Divest Public Climate Finance from False Solutions: A Roadmap Towards Gender-Just & Real Climate Justice

Download the briefer here: A Brief on the Urgent Need to Divest Public Climate Finance from False Solutions

 

 

This briefing paper outlines the need for an international campaign to halt the financing of false solutions to climate change by bilateral, multilateral and international development funds, including United Nations agencies. Climate finance must support real solutions to the climate crisis that recognise historical responsibility, a common but differentiated response, and the rights and traditional knowledge and wisdom of Indigenous Peoples, women in all their diversities, and local communities.

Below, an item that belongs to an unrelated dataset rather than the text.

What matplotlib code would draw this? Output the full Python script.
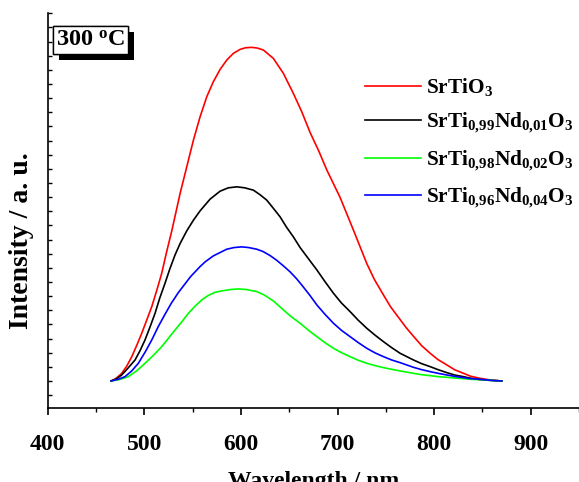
import matplotlib
matplotlib.use("Agg")
import matplotlib.pyplot as plt
import matplotlib.patheffects as pe
from matplotlib.ticker import MultipleLocator, NullFormatter

plt.rcParams["font.family"] = "Liberation Serif"
plt.rcParams["font.weight"] = "bold"
plt.rcParams["mathtext.fontset"] = "custom"
plt.rcParams["mathtext.rm"] = "Liberation Serif:bold"
plt.rcParams["mathtext.it"] = "Liberation Serif:bold"
plt.rcParams["mathtext.bf"] = "Liberation Serif:bold"

# (intensity normalised to the SrTiO3 peak)
wl_red = [465.6, 471, 476.7, 482, 487.1, 492, 497.4, 502.5, 507.8, 513, 518.1, 523, 528.5,
          537.1, 544.0, 550.9, 557.8, 564.7, 571.5, 578.5, 585.4, 592.2, 599.2, 605, 611.3,
          617, 623.3, 633.6, 644.0, 654.3, 663.0, 671.6, 680.5, 689.0, 702.7, 716.5,
          730.3, 738, 747.5, 755, 764.8, 771, 778.6, 787, 795.9, 804, 813.2, 821, 830.3,
          838, 847.6, 858, 870]
i_red = [0, 0.008, 0.023, 0.045, 0.073, 0.105, 0.143, 0.182, 0.223, 0.272, 0.323, 0.385, 0.45,
         0.562, 0.642, 0.722, 0.792, 0.852, 0.897, 0.934, 0.962, 0.982, 0.994, 0.999, 1.0,
         0.998, 0.992, 0.967, 0.922, 0.862, 0.807, 0.745, 0.69, 0.632, 0.55, 0.452,
         0.352, 0.305, 0.258, 0.222, 0.184, 0.16, 0.134, 0.106, 0.083, 0.064, 0.048, 0.034, 0.023,
         0.014, 0.008, 0.003, 0]

wl_k = [465.6, 471, 476.7, 483, 490.5, 495.5, 500.8, 506, 511.2, 516, 521.5, 526.5, 531.9,
        537.1, 544.0, 550.9, 557.8, 568.1, 578.5, 587, 595.8, 604, 613.0, 620, 626.8, 633.5,
        640.6, 647, 654.3, 661.3, 671.6, 678.6, 687, 695.8, 704, 713.0, 721.5, 730.3, 739,
        747.5, 756, 764.8, 778.6, 787, 795.9, 804, 813.2, 821, 830.3, 838, 847.6, 858, 870]
i_k = [0, 0.006, 0.018, 0.038, 0.063, 0.09, 0.123, 0.162, 0.203, 0.248, 0.293, 0.336, 0.378,
       0.412, 0.450, 0.482, 0.510, 0.545, 0.569, 0.579, 0.582, 0.579, 0.572, 0.558, 0.542, 0.518,
       0.492, 0.462, 0.432, 0.40, 0.36, 0.333, 0.298, 0.263, 0.234, 0.208, 0.182, 0.158, 0.137,
       0.118, 0.10, 0.083, 0.063, 0.052, 0.043, 0.034, 0.025, 0.018, 0.013, 0.008, 0.004, 0.002, 0]

wl_g = [465.6, 474, 483.5, 492, 500.8, 509.5, 518.1, 525, 531.9, 539, 545.7, 552.5, 559.5,
        566, 573.3, 580, 589, 597.4, 606, 616.4, 624, 633.6, 644.0, 652, 661.3, 670, 678.6,
        687, 695.8, 704, 713.0, 721.5, 730.3, 739, 747.5, 756, 764.8, 778.6, 787, 795.9,
        804, 813.2, 821, 830.3, 838, 847.6, 858, 870]
i_g = [0, 0.004, 0.013, 0.03, 0.053, 0.077, 0.103, 0.128, 0.153, 0.178, 0.203, 0.224, 0.243,
       0.256, 0.266, 0.270, 0.274, 0.276, 0.274, 0.268, 0.258, 0.240, 0.213, 0.193, 0.173, 0.152,
       0.133, 0.115, 0.098, 0.085, 0.073, 0.062, 0.053, 0.046, 0.040, 0.035, 0.030, 0.023, 0.019,
       0.016, 0.013, 0.011, 0.009, 0.007, 0.005, 0.004, 0.002, 0]

wl_b = [465.6, 473, 480.1, 487, 493.9, 501, 507.8, 514.5, 521.5, 528, 535.3, 548, 557.8, 563,
        571.5, 585.4, 593, 600.9, 608, 616.4, 623, 630.2, 637, 644.0, 651, 657.8, 664, 671.6,
        678.6, 687, 695.8, 704, 713.0, 721.5, 730.3, 739, 747.5, 756, 764.8, 778.6, 787,
        795.9, 804, 813.2, 821, 830.3, 838, 847.6, 858, 870]
i_b = [0, 0.005, 0.013, 0.03, 0.053, 0.087, 0.123, 0.163, 0.200, 0.233, 0.265, 0.313, 0.343, 0.357,
       0.375, 0.395, 0.40, 0.402, 0.40, 0.395, 0.388, 0.376, 0.362, 0.345, 0.327, 0.306, 0.284,
       0.256, 0.228, 0.20, 0.173, 0.152, 0.133, 0.115, 0.098, 0.084, 0.073, 0.063, 0.055, 0.041,
       0.034, 0.028, 0.023, 0.018, 0.014, 0.010, 0.007, 0.005, 0.002, 0]

labels = [r"SrTiO$_3$",
          r"SrTi$_{0{,}99}$Nd$_{0{,}01}$O$_3$",
          r"SrTi$_{0{,}98}$Nd$_{0{,}02}$O$_3$",
          r"SrTi$_{0{,}96}$Nd$_{0{,}04}$O$_3$"]

fig = plt.figure(figsize=(5.79, 4.82), dpi=100)
ax = fig.add_axes([0.0822, 0.1535, 0.918, 0.8195])

ax.plot(wl_red, i_red, color="#ff0000", lw=1.2, label=labels[0])
ax.plot(wl_k, i_k, color="black", lw=1.2, label=labels[1])
ax.plot(wl_g, i_g, color="#00ff00", lw=1.2, label=labels[2])
ax.plot(wl_b, i_b, color="#0000ff", lw=1.2, label=labels[3])

ax.set_xlim(400, 950)
ax.set_ylim(-0.081, 1.103)
ax.spines["top"].set_visible(False)
ax.spines["right"].set_visible(False)
ax.spines["left"].set_linewidth(1.2)
ax.spines["bottom"].set_linewidth(1.2)

ax.xaxis.set_major_locator(MultipleLocator(100))
ax.xaxis.set_minor_locator(MultipleLocator(50))
ax.tick_params(axis="x", which="major", direction="out", length=5, width=1.2,
               labelsize=17, pad=14)
ax.tick_params(axis="x", which="minor", direction="out", length=3, width=1)
ax.yaxis.set_major_locator(MultipleLocator(0.0424))
ax.yaxis.set_major_formatter(NullFormatter())
ax.tick_params(axis="y", which="major", direction="in", length=3, width=1)

ax.set_xlabel("Wavelength / nm", fontsize=17, fontweight="bold", labelpad=11)
ax.set_ylabel("Intensity / a. u.", fontsize=20, fontweight="bold", va="center")
ax.yaxis.set_label_coords(-0.05, 0.425)

ax.legend(loc="upper left", bbox_to_anchor=(0.582, 0.862), frameon=False, fontsize=15.3,
          handlelength=2.6, handletextpad=0.27, labelspacing=0.62, borderaxespad=0)

t = ax.text(0.0807, 0.932, r"300 $^{\mathbf{o}}$C", transform=ax.transAxes, fontsize=17.5,
            fontweight="bold", va="center", ha="center",
            bbox=dict(boxstyle="square,pad=0.13", fc="white", ec="black", lw=1))
t.get_bbox_patch().set_path_effects([pe.withSimplePatchShadow(offset=(4.3, -4.3),
                                                             shadow_rgbFace="black", alpha=1),
                                     pe.Normal()])

fig.savefig("out.png", dpi=100)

The Global Forest Coalition, along with its members, is in the process of developing a campaign to facilitate this process. We invite climate justice movements, Indigenous Peoples organisations, Women’s and Gender Rights organisations, and allies to join us in developing a Global Campaign demanding developed countries, the UN, and other multilateral agencies to divest public climate finance from false solutions and redirect climate finance and fiscal policy, and to support communities and gender just and community-governed real solutions through non-market approaches. 

Background 

Article 2 (a) of the Paris Agreement aims to strengthen the global response to the threat of climate change by “holding the increase in the global average temperature to well below 2°C above pre-industrial levels and pursuing efforts to limit the temperature increase to 1.5°C above pre-industrial levels.” According to the IPCC Sixth Synthesis Report, continued greenhouse gas emissions will lead to increasing global warming in the near term, which is estimated to reach 1.5°C between 2030-35. Their assessment also indicates that limiting warming to around 1.5°C requires global greenhouse gas emissions to peak before 2025 at the very latest, and be reduced by 43% by 2030. 

It is therefore evident that we require real and immediate climate solutions backed by climate finance, technology transfer, and policy and legislative support at all levels, including support for adaptation. The Paris Agreement goals cannot be achieved without an equitable, gender just and rights-based approach to climate justice.

However, the current approach is engineering inequity in climate finance. At a  UN climate summit in Copenhagen in 2009, developed countries promised to channel US$100 billion a year for climate action to the Global South by 2020. This promise remains unfulfilled. Moreover, they are steering a false and disastrous discourse of propping up the carbon market through carbon trading and offset projects for climate finance flows. Over the last two decades, developed countries have invested public finance to promote, facilitate and subsidise a range of false solutions such as monoculture plantations, REDD+, and bioenergy from burning forest biomass. Public money is being used to promote Public Private Partnerships (PPPs) and de-risk private finance to leverage funds for climate investment.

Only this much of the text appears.